• _What this task involves_:
Of all the lines in the data below, how many contain "matplotlib"? Report that number alone.

__________

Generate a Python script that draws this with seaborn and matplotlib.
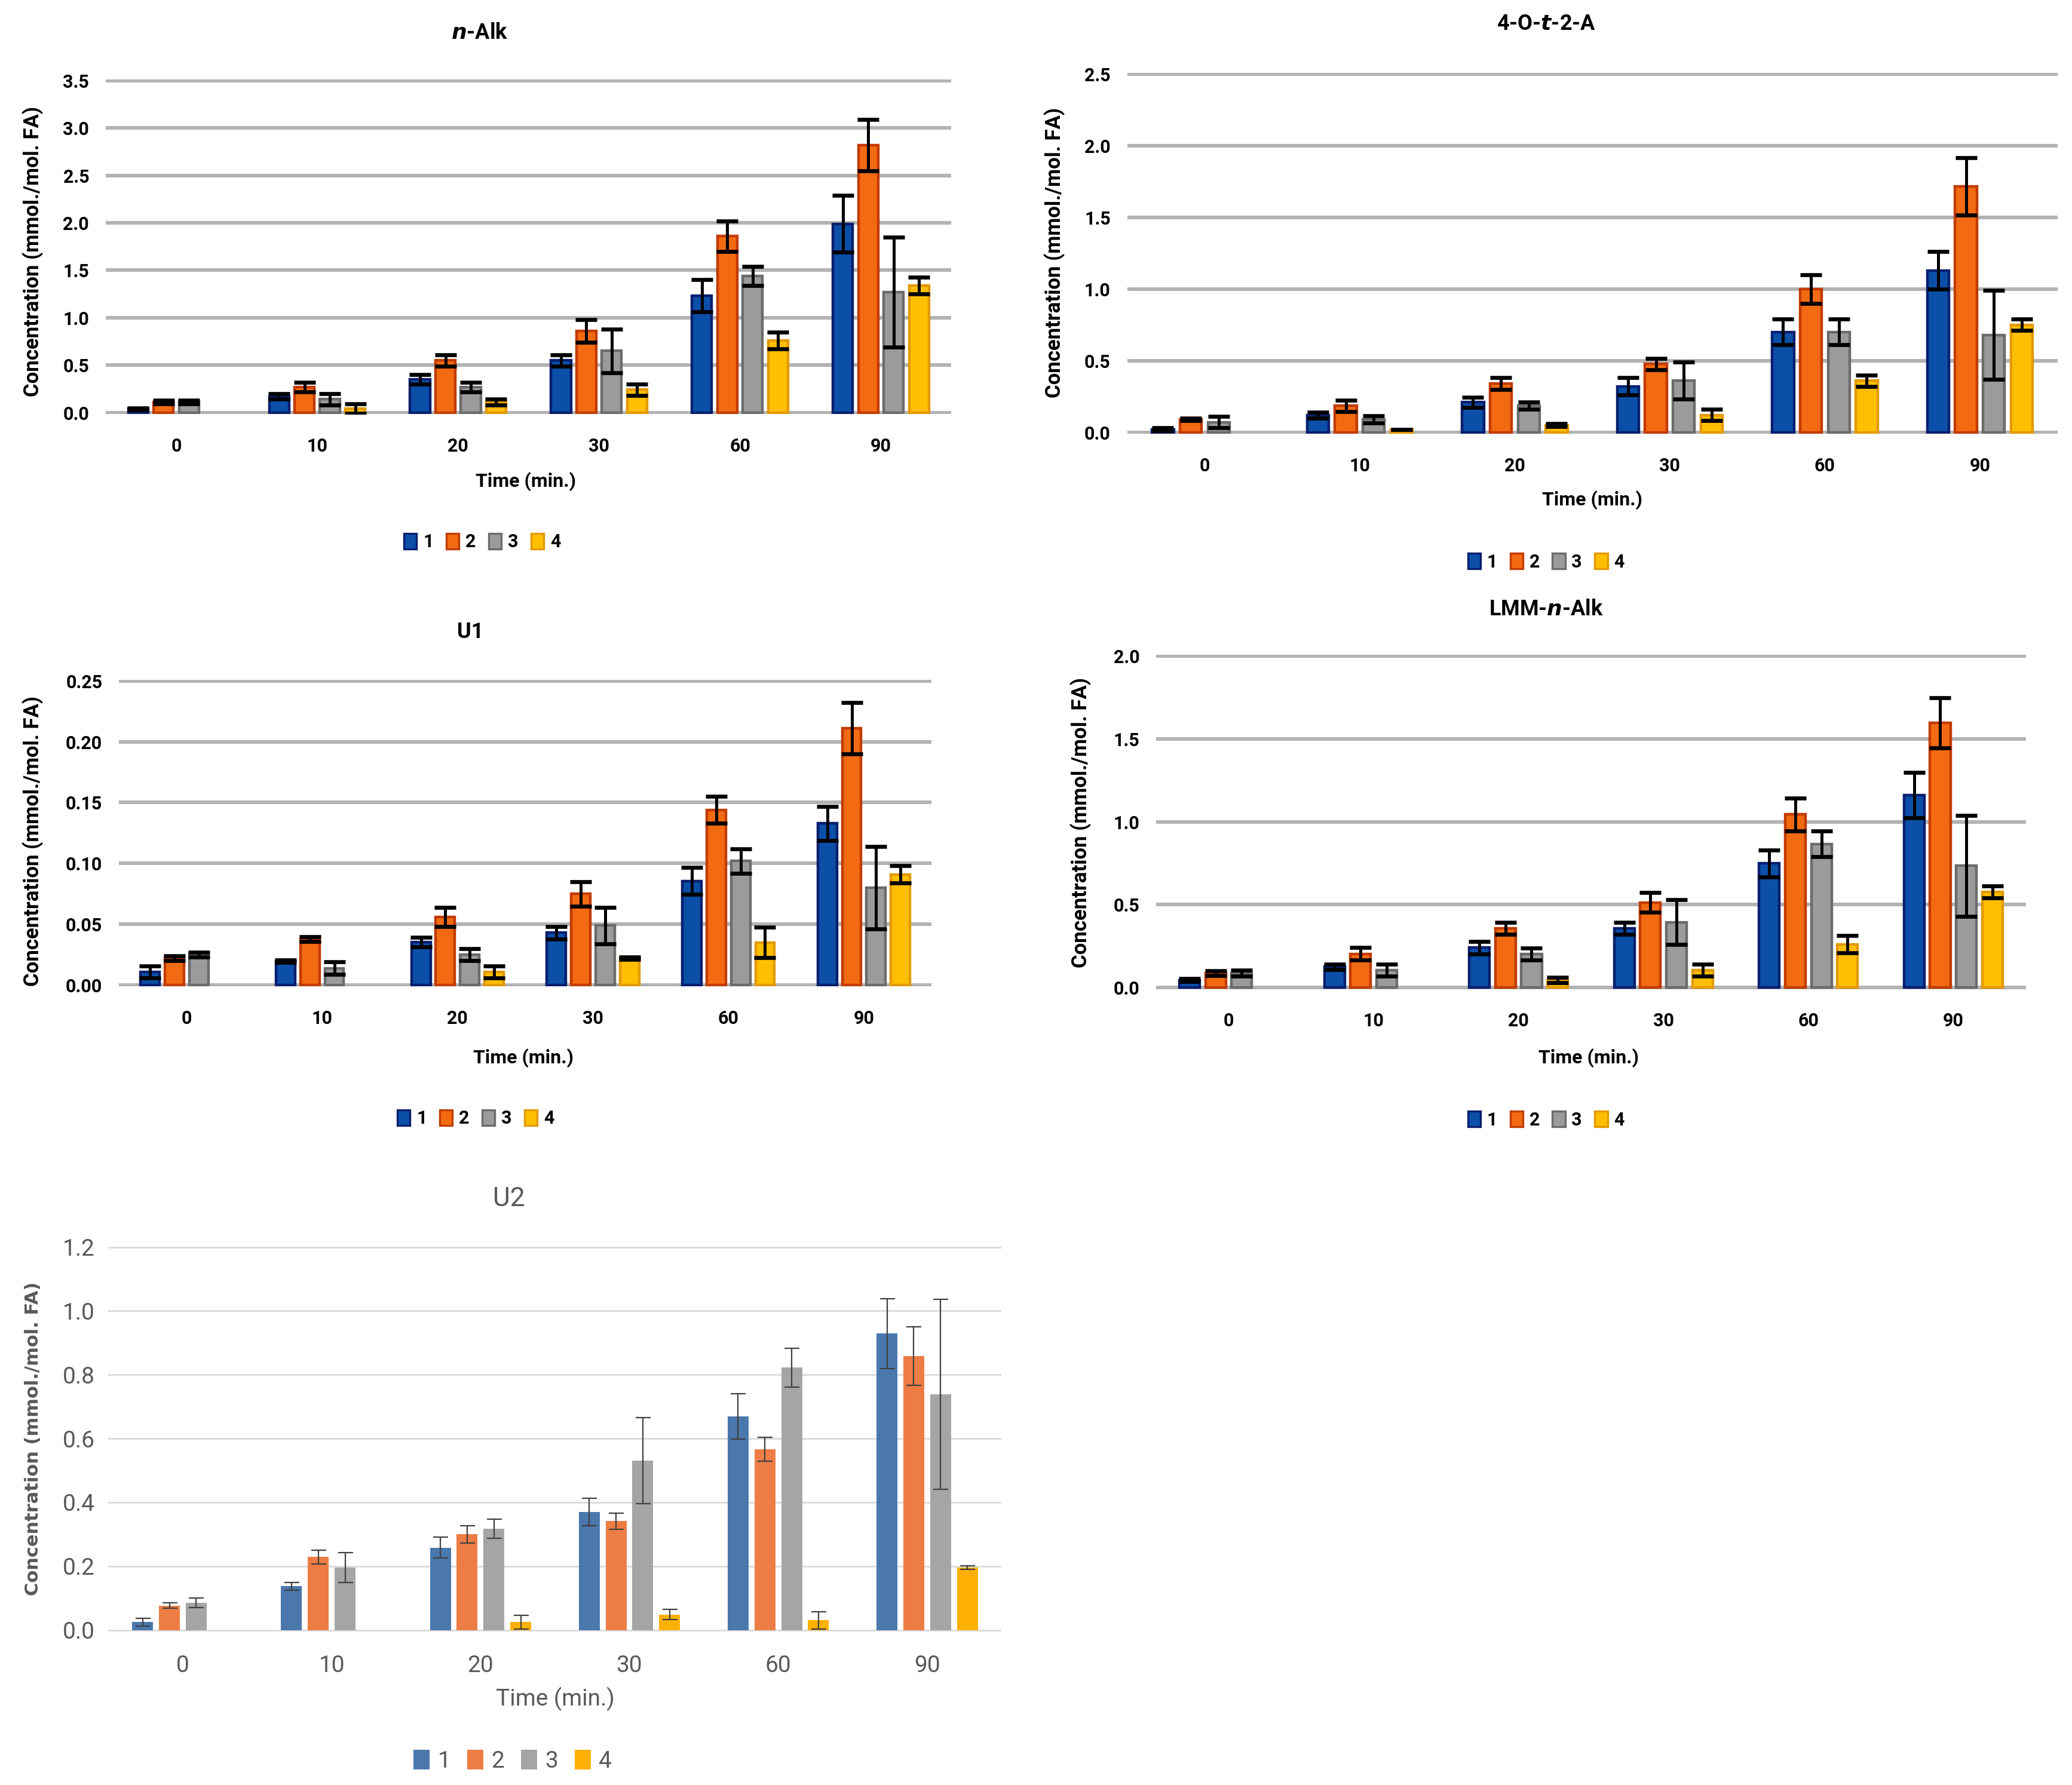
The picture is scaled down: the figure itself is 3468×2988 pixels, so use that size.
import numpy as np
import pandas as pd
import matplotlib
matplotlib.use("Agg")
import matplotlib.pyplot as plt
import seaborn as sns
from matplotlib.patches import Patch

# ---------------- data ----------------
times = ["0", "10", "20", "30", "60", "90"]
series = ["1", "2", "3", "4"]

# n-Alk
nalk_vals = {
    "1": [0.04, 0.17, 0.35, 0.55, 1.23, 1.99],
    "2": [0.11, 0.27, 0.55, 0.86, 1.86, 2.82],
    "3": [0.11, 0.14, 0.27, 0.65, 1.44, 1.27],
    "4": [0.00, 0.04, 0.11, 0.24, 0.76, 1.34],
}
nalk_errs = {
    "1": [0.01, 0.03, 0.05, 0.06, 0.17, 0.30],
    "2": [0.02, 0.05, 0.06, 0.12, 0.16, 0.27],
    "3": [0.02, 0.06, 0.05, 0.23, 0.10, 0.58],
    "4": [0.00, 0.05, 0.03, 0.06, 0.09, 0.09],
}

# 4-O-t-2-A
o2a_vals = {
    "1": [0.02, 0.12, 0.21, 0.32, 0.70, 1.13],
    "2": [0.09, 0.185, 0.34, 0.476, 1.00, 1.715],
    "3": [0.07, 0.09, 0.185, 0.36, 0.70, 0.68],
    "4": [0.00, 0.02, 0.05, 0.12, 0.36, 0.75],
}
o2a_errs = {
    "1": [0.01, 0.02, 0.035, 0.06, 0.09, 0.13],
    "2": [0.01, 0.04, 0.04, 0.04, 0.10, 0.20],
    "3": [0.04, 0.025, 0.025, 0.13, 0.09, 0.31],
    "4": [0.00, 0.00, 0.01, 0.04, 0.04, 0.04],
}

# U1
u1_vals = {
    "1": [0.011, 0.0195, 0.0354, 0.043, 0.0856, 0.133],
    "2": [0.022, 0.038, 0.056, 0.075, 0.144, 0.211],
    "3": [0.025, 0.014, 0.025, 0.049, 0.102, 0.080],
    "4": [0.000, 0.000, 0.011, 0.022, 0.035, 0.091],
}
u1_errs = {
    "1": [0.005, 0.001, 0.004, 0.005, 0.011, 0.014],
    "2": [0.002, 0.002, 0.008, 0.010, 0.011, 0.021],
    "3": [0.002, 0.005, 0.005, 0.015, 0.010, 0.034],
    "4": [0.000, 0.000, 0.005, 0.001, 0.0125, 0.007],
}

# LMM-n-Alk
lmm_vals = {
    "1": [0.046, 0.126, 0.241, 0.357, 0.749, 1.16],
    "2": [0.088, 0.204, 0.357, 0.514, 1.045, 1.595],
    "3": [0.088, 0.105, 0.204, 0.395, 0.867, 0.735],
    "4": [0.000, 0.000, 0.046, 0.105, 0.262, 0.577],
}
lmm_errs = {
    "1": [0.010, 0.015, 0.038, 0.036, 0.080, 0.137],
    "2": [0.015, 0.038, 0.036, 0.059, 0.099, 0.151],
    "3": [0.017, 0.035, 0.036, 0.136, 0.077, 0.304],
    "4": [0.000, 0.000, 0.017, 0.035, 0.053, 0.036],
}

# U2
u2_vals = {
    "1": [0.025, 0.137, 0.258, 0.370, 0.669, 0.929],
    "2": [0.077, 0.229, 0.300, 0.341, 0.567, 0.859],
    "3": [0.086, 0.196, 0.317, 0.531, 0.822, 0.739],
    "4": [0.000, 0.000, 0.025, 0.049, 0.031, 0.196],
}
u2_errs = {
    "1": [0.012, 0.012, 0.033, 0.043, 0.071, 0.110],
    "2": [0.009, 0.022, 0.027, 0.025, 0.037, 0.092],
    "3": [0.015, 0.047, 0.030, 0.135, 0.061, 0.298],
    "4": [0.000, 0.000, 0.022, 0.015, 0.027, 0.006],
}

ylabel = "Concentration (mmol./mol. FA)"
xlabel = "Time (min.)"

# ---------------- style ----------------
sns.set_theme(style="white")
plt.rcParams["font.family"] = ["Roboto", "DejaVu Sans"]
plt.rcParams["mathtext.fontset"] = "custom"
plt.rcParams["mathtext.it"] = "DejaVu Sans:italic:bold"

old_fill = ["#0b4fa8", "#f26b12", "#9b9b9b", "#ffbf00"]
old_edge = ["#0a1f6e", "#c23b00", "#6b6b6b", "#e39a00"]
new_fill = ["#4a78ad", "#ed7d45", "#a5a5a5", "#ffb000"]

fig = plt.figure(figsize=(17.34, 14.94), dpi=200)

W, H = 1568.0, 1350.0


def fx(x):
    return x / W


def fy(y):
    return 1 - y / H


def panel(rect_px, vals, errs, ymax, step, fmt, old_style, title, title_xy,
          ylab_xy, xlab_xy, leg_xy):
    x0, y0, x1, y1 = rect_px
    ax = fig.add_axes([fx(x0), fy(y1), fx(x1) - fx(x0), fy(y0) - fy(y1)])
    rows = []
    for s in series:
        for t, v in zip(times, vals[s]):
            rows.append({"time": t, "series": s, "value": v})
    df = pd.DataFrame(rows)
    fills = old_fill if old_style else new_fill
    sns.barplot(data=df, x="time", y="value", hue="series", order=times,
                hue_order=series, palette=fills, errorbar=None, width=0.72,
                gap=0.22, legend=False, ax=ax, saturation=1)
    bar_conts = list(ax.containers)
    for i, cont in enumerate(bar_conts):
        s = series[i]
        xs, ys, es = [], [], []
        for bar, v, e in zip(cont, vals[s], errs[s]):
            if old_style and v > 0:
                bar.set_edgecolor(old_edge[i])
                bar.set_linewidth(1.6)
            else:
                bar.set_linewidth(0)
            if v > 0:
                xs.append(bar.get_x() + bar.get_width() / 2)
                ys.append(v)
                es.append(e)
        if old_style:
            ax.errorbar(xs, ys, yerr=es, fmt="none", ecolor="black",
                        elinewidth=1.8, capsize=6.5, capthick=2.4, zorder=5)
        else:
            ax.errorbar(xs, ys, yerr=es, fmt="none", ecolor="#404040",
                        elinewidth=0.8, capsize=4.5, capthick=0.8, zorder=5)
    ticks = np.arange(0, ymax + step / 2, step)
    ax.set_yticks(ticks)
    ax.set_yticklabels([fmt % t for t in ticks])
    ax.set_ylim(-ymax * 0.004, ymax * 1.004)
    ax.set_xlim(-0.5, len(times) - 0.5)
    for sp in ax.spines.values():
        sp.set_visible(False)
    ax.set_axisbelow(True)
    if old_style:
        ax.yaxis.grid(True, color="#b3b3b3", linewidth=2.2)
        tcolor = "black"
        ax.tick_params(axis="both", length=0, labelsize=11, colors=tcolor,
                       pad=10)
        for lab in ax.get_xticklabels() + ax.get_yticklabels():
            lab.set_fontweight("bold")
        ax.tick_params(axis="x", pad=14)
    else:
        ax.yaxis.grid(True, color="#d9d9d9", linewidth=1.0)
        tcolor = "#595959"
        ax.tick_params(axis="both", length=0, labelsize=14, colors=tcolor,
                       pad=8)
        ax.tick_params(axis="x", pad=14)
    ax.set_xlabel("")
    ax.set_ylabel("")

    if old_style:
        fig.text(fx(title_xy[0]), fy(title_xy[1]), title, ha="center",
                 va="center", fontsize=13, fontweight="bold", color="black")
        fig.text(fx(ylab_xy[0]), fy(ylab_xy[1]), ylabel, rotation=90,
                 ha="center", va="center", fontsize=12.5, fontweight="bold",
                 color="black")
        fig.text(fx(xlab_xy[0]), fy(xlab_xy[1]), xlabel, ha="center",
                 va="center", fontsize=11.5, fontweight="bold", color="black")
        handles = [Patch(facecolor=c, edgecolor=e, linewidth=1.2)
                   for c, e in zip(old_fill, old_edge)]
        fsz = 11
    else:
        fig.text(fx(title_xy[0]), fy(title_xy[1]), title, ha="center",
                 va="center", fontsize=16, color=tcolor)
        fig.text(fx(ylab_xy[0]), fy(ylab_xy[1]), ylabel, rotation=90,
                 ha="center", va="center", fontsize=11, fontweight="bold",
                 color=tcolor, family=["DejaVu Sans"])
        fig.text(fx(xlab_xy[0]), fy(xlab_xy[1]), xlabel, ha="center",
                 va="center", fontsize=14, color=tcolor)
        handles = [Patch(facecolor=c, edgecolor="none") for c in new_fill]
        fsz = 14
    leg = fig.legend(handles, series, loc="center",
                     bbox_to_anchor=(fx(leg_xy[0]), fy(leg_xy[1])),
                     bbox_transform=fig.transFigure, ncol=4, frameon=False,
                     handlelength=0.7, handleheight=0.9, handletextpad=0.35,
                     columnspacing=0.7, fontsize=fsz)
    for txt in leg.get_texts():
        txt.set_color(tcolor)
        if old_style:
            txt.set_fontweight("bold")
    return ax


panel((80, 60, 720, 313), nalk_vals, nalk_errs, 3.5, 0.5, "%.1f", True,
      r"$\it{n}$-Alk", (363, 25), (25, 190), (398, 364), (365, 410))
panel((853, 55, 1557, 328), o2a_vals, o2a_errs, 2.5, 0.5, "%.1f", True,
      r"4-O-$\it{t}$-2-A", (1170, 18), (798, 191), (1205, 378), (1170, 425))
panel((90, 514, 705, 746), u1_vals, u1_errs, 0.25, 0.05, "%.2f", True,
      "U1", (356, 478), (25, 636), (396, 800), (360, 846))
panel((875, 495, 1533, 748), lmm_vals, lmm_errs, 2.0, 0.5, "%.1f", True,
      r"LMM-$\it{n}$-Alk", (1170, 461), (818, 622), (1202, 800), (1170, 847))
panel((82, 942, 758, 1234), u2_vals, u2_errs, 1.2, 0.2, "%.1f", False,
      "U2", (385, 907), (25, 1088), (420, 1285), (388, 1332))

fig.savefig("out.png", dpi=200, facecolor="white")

__________

• _Response_:
5